Webkit animation is leaving junk pixels behind on the screen Webkit animation is leaving junk pixels behind on the screen ios ios

Webkit animation is leaving junk pixels behind on the screen


The solution

box-shadow: 0 0 1px rgba(0, 0, 0, 0.05);

You can use the background colour of your box as the box-shadow colour if you feel this is too noticeable.

Alternatively, according to this answer on a similar issue in Chrome (thanks to Sebastian in the comments for the tip-off), you may want to try:

outline: 1px solid transparent;

What's going on?

I've given a fairly lengthy explanation elsewhere, but here's the short version. For performance reasons, WebKit only repaints those part of a page that it thinks might have changed. However, the iOS (pre-7) Safari implementation of border radius anti-aliases a few pixels beyond the calculated dimensions of a box. Since WebKit doesn't know about these pixels, they don't get redrawn; instead, they are left behind and build up on each animation frame.

The usual solution—as I suggested in my other answer—is to force that element to require hardware acceleration so that it gets painted as a separate layer. However, too many small elements or a few large ones will result in a lot of tiles getting pushed to the GPU, with obvious performance implications.

Using box-shadow solves the problem more directly: it extends the repaint dimensions of the box, forcing WebKit to repaint the extra pixels.

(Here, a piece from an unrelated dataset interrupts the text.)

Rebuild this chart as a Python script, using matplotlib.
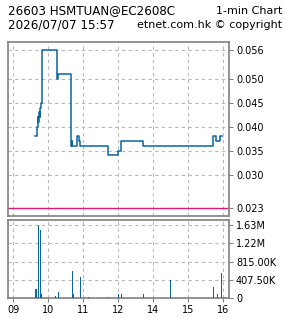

The known performance implications of box-shadow in mobile browsers are directly related to the blur radius used, so a one pixel shadow should have little-to-no effect.


What I would do:

  • -webkit-backface-visibility: hidden
  • animate with -webkit-transform:translateX(left value here) // or translate-3d(x,y,z), left should be disabled [*]

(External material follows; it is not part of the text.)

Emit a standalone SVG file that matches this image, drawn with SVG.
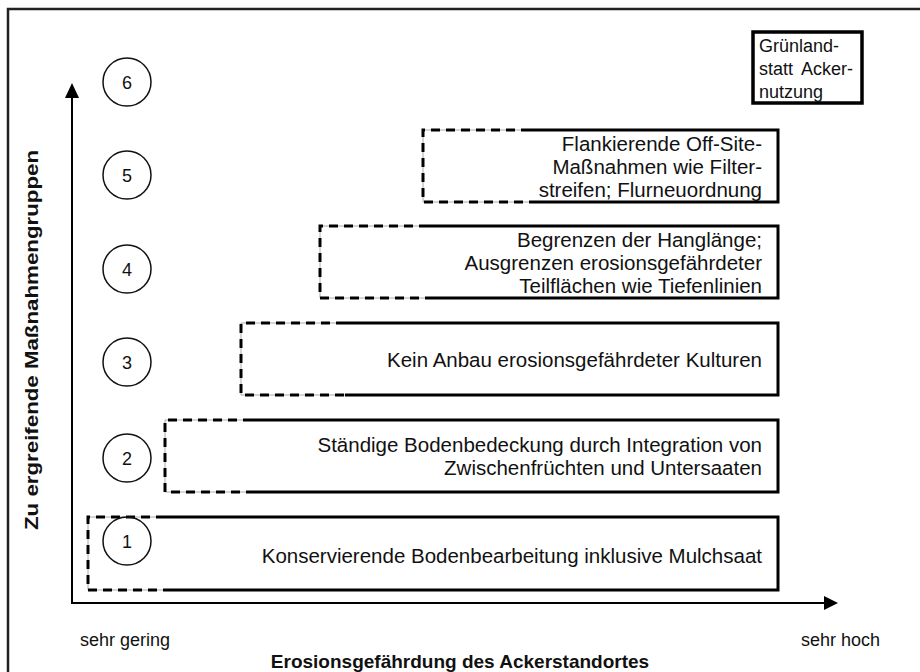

Be sure to check if enabling hardware acceleration on parent does make any difference.

There are also simple ways to force repaint - let me know if you would need info about them as well.

[*] relying on 3d transforms is a hack and should be used with caution, and it's a tradeoff between GPU and memory, in some cases it might cause animation jank or memory issues (think - mobile, forcing GPU acceleration on large areas).

CSS will-change property will be a correct place to mark properties that could be optimised in advance.